The Beast Returns: Inside the World of Kayoko Yoshizawa’s Make-Believe

Ryo Miyauchi
4 min readJul 9, 2017

Some thoughts on the Japanese singer-songwriter’s latest album, Yane Ura Ju

Like any great myth, the origins behind the titular creature of Kayoko Yoshizawa’s latest album, Yane Ura Juor in rough translation, “beast in the attic” — scales its larger-than-life identity down to size. “It was something I made up as a child,” the Japanese singer-songwriter explained. “And when I say the attic, it was really just a space on top of my closet.” Her reveal of the truth might dim the mystery surrounding the elusive beast’s den, perhaps atop a castle like the album cover’s graphite landscape. But what remains untouched is her wholesome curiosity, the very fascination driving her fantasy-filled music.

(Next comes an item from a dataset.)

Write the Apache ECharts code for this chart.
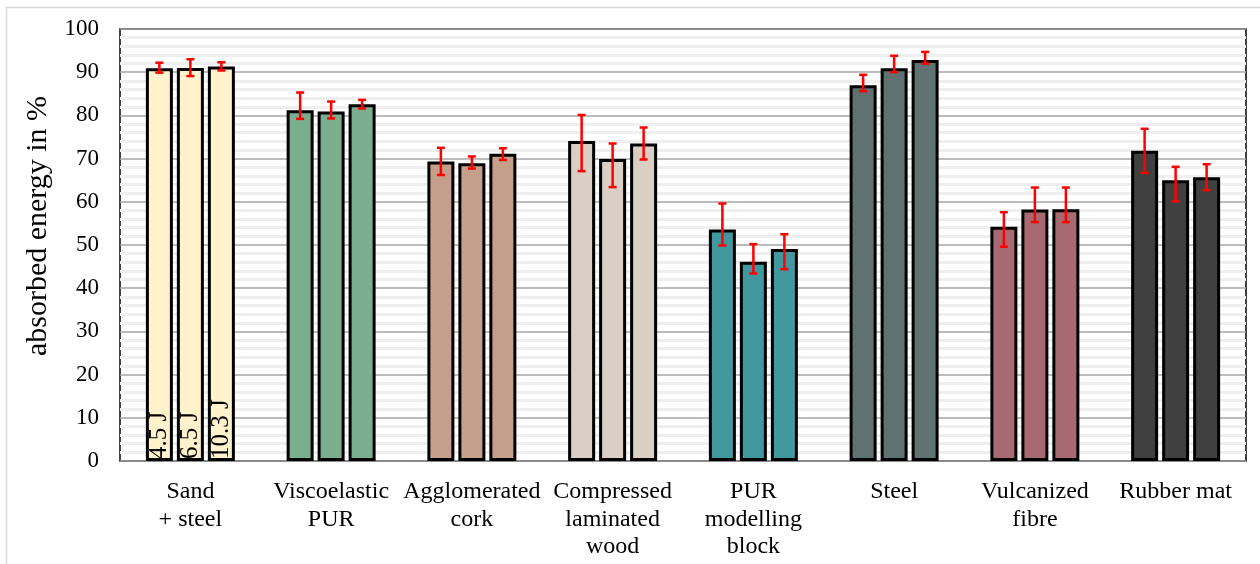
<!DOCTYPE html>
<html>
<head>
<meta charset="utf-8">
<script src="https://cdn.jsdelivr.net/npm/echarts@6/dist/echarts.min.js"></script>
<style>
  html, body { margin: 0; padding: 0; background: #fff; }
  #chart { width: 1260px; height: 564px; }
</style>
</head>
<body>
<div id="chart"></div>
<script>
// categories (materials)
const materials = ['Sand\n+ steel', 'Viscoelastic\nPUR', 'Agglomerated\ncork', 'Compressed\nlaminated\nwood',
  'PUR\nmodelling\nblock', 'Steel', 'Vulcanized\nfibre', 'Rubber mat'];
const energies = ['4.5 J', '6.5 J', '10.3 J'];

// absorbed energy in % for each impact energy
const e45 = [90.9, 81.2, 69.3, 74.1, 53.6, 87.0, 54.2, 71.8];
const e65 = [91.0, 80.9, 68.9, 69.9, 46.1, 90.9, 58.2, 65.0];
const e103 = [91.3, 82.6, 71.1, 73.5, 49.1, 92.8, 58.3, 65.7];

// error bar ends
const e45Low = [89.9, 79.2, 66.2, 67.1, 49.9, 85.6, 49.6, 66.7];
const e45High = [92.2, 85.3, 72.5, 80.1, 59.6, 89.4, 57.6, 76.9];
const e65Low = [89.1, 79.3, 67.7, 63.4, 43.4, 90.0, 55.3, 60.1];
const e65High = [93.0, 83.2, 70.5, 73.5, 50.2, 93.8, 63.3, 68.1];
const e103Low = [90.4, 81.6, 69.7, 69.8, 44.4, 92.0, 55.3, 62.7];
const e103High = [92.3, 83.6, 72.4, 77.2, 52.5, 94.7, 63.3, 68.7];

const colors = ['#fff2cc', '#7aae8e', '#c4a08b', '#d9cfc4', '#41999f', '#5f7170', '#a86a72', '#404040'];

const font = 'Liberation Serif';
const barW = 27;
const step = 31; // bar centre spacing

const values = [e45, e65, e103];
const lows = [e45Low, e65Low, e103Low];
const highs = [e45High, e65High, e103High];

const barSeries = values.map((vals, s) => ({
  name: energies[s],
  type: 'bar',
  data: vals,
  barWidth: barW,
  barGap: ((step - barW) / barW * 100).toFixed(1) + '%',
  itemStyle: {
    color: p => colors[p.dataIndex],
    borderColor: '#000',
    borderWidth: 3
  },
  label: {
    show: true,
    position: 'insideBottom',
    rotate: 90,
    align: 'left',
    verticalAlign: 'middle',
    distance: 2,
    fontFamily: font,
    fontSize: 25,
    color: '#000',
    formatter: p => p.dataIndex === 0 ? energies[s] : ''
  },
  z: 2
}));

const errSeries = values.map((vals, s) => ({
  type: 'custom',
  z: 5,
  data: vals.map((v, i) => [i, lows[s][i], highs[s][i]]),
  encode: { x: 0, y: [1, 2] },
  renderItem: (params, api) => {
    const lo = api.coord([api.value(0), api.value(1)]);
    const hi = api.coord([api.value(0), api.value(2)]);
    const x = lo[0] + (s - 1) * step;
    const cap = 4;
    const st = { stroke: '#ff0000', lineWidth: 2.5 };
    return {
      type: 'group',
      children: [
        { type: 'line', shape: { x1: x, y1: lo[1], x2: x, y2: hi[1] }, style: st },
        { type: 'line', shape: { x1: x - cap, y1: lo[1], x2: x + cap, y2: lo[1] }, style: st },
        { type: 'line', shape: { x1: x - cap, y1: hi[1], x2: x + cap, y2: hi[1] }, style: st }
      ]
    };
  }
}));

const chart = echarts.init(document.getElementById('chart'));
chart.setOption({
  animation: false,
  backgroundColor: '#fff',
  graphic: [{
    type: 'rect',
    shape: { x: 6.5, y: 7.5, width: 1300, height: 600 },
    style: { fill: 'none', stroke: '#d9d9d9', lineWidth: 1.5 },
    silent: true
  }],
  grid: {
    left: 120, right: 14, top: 29, bottom: 103,
    show: true, borderColor: '#000', borderWidth: 1.5,
    backgroundColor: 'transparent'
  },
  xAxis: {
    type: 'category',
    data: materials,
    axisLine: { show: false },
    axisTick: { show: false },
    axisLabel: {
      fontFamily: font, fontSize: 24, color: '#000',
      lineHeight: 27.5, margin: 17, interval: 0
    }
  },
  yAxis: {
    type: 'value',
    min: 0, max: 100, interval: 10,
    name: 'absorbed energy in %',
    nameLocation: 'middle',
    nameGap: 60,
    nameTextStyle: { fontFamily: font, fontSize: 30, color: '#000', padding: [0, 0, 0, 38] },
    axisLine: { show: false },
    axisTick: { show: false },
    axisLabel: { fontFamily: font, fontSize: 23, color: '#000', margin: 21 },
    splitLine: { lineStyle: { color: '#a6a6a6', width: 1.5 } },
    minorTick: { show: false, splitNumber: 5 },
    minorSplitLine: { show: true, lineStyle: { color: '#efefef', width: 3 } }
  },
  series: [...barSeries, ...errSeries]
});
</script>
</body>
</html>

Yoshizawa’s music has tapped into a child’s imagination since she put out her debut mini album, Majo Zukan, or the Witch’s Book, in 2013. The record’s theme came from her time as a young girl who sincerely believed in witches and spent her days training to become one. Later albums similarly looked back to times of youth. Her first full-length from 2015, Houkiboshi Zukan outlined a girl’s adolescence with details culled from her own experience. Sophomore record Tokyo Zekkei, A View of Tokyo, centered on no particular age, though it recreated a panorama of the city through the eyes of a first-timer who looks at the mundane from new angles.

The theme songs to these chronicles sound equally nostalgic and fantastical. Driven by funky brass, twinkling strings and preppy guitar riffs, the music of Yoshizawa sends a breeze of the classic jazz-pop era in the modern age. Not to be dictated by the traditionalism of the animated music, she eagerly foregoes the typical beat of pop-song dialog to play with delivery to drive home a particular mood. She often refers to what she’s creating through her music as stories, and her storybook pop certainly sounds and reads as if it’s jumping straight out of the page.

For Yane Ura Ju, Yoshizawa indulges further into her musical realm of make-believe. A vibrant, fable-like world comes alive in the album’s most entertaining single, “Jigoku Taxi,” or Hell’s Taxi. In the lush song resembling a musical number, a woman hails a cab after dealing with some blood-involved business. “God would hate me for what I’ve done,” she sighs, and then replies back the driver with the song’s punchline: “M‘am, you’re already in Hell.” After a rightful “what?” she rolls into the camp chorus as if to say, “oh, to hell with my sins.”

“Jigoku Taxi”

Other stories may not match the over-the-top fantasy of “Jigoku Taxi.” Yet they’re still products of Yoshizawa’s mind, one which finds peculiar ways to see the ordinary. (“Jigoku Taxi” itself was inspired from her mishearing words from a real cab driver.) A song that taps into a more private scene is “Erabareshi Kodomotachi no Mitsuwa,” or the Secret Stories of the Chosen Children, where kids conspire to escape from an adult-ruled world over the telephone. “Let’s make a secret code for when we meet,” they end the call. The children reunite eventually, but they cross paths only after they’ve well outgrown the age of play. Still, they held on to their secret code despite the years passed: “We can’t go anywhere, but I thought your words were the only thing that were true,” one confesses.

Like the ending of “Erabareshi,” the album strikes a chord when she taps upon the bittersweet effects of time. “The little girl inside of me is falling for the boy in you,” she sings in the chorus of “Neé, Chugakusei,” or “Hey, Middle Schooler.” A crush makes her regress into her younger self, thinking about how this love would’ve worked out had this been during her teen days. Rather than a sweet daydream, though, she reminds how less innocent adult romance unfolds. And she looks back at all the cheesy things she did as a kid to win attention with slight embarrassment, even if she knows it feels much more thrilling.

Stories in Yane Ura Ju reminisces about youth yet Yoshizawa’s characters never fully slips into their nostalgia. Instead the women interacts with it through bit of a distance as they struggle to parse what they want now from what they wanted then. She explores this best in the title track, which reads like an old Japanese folk tale: after a long absence, the album’s name sake returns to the home of the main character, who loved him since she was a little girl. The reunion is more awkward than fulfilling. He still treats her as if she’s a child, and it turns out he’s a little uglier in the inside than how she first saw him. Her fascination of the creature still lives, but it’s an entirely different scenario now.

Yoshizawa tries to bids farewell to her beloved creature to leave the world of fantasy for good in the sincere soft rock finale “Ikkaku Ju,” or One-Horned Beast: “I want to see someone, but I don’t know who; it’s not you, that I know for certain” she sings. But she realizes she can’t part with her childhood companion just yet. Considering just how vital such a metaphor is for the livelihood of not only her music but also her current life, the beast just might be a permanent fixture.